Avec Green Book, nous retrouvons le plaisir d’un cinéma américain intelligent, populaire et éminemment divertissant. Un pianiste classique virtuose s’adjoint un chauffeur, garde du corps à ses heures, pour une tournée dans les États sudistes pas toujours franchement accueillants…
Le « green book » du titre, qu’est-ce donc ? Sa couverture verte n’en fait pas un manifeste survivaliste au sein d’une nature verdoyante, mais un guide urbain pour s’en tirer vivant dans chacun des cinquante États américains, quand on est Noir et qu’on cherche un hôtel. Le précieux sésame doit permettre à Donald Shirley (Mahershala Ali, le père putatif dans Moonlight) de faire une tournée dans les États sudistes sans trop de dommages. Cela dit, Donald n’est pas dupe : il a beau être l’un des pianistes classiques les plus renommés du moment et vivre dans l’opulence à New York, il ne se fait pas d’illusion sur les dangers qui le guettent et le racisme patent dont il sera l’objet, en cette année 1962, lors de sa tournée. Raison pour laquelle il recherche un chauffeur blanc capable d’en découdre et de le protéger des affreux.

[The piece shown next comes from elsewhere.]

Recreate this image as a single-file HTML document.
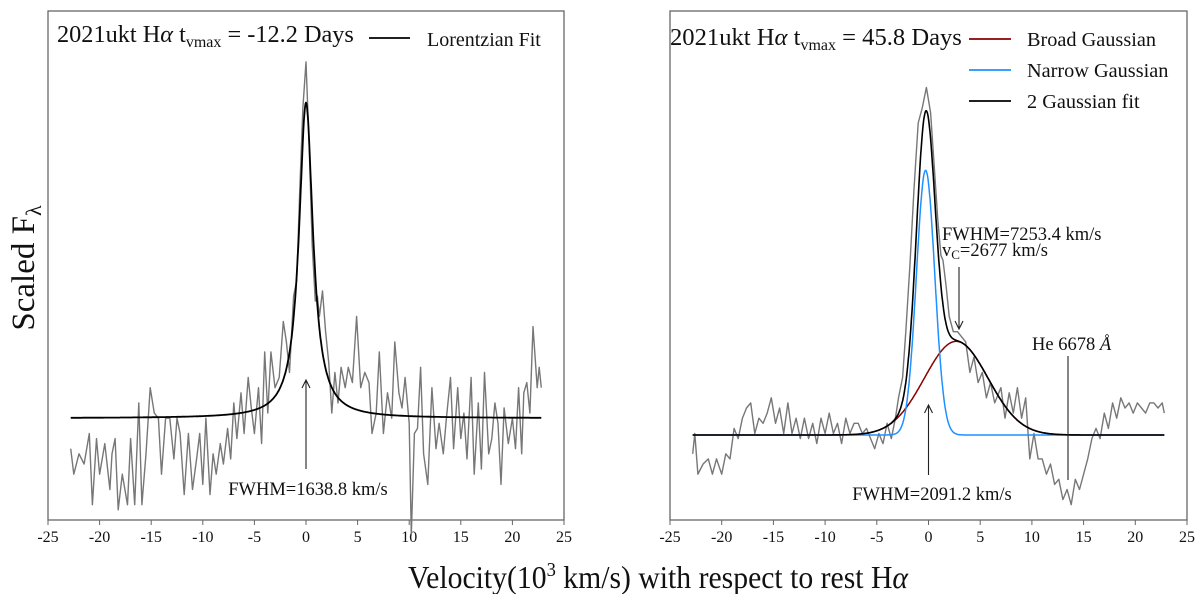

Tony (Viggo Mortensen), quant à lui, vit avec femme et enfants dans un quartier populaire au sein de la communauté italo-américaine. Il travaille dans un club et passe la nuit à surveiller les clients, à sortir ceux qui sont susceptibles de faire du grabuge, à se rapprocher des riches clients plus ou moins mafieux. Lorsque le club ferme pour travaux, il se retrouve temporairement au chômage technique. De fil en aiguille, il entend parler d’un certain docteur Don qui cherche un chauffeur et se retrouve au-dessus du Carnegie Hall dans un décor pour le moins chargé, entre pièces de collection et monceaux de babioles en tous genres. Qui plus est, le docteur Shirley en question a le sens du décorum et lui fait passer un entretien d’embauche assis en toute modestie sur un immense trône.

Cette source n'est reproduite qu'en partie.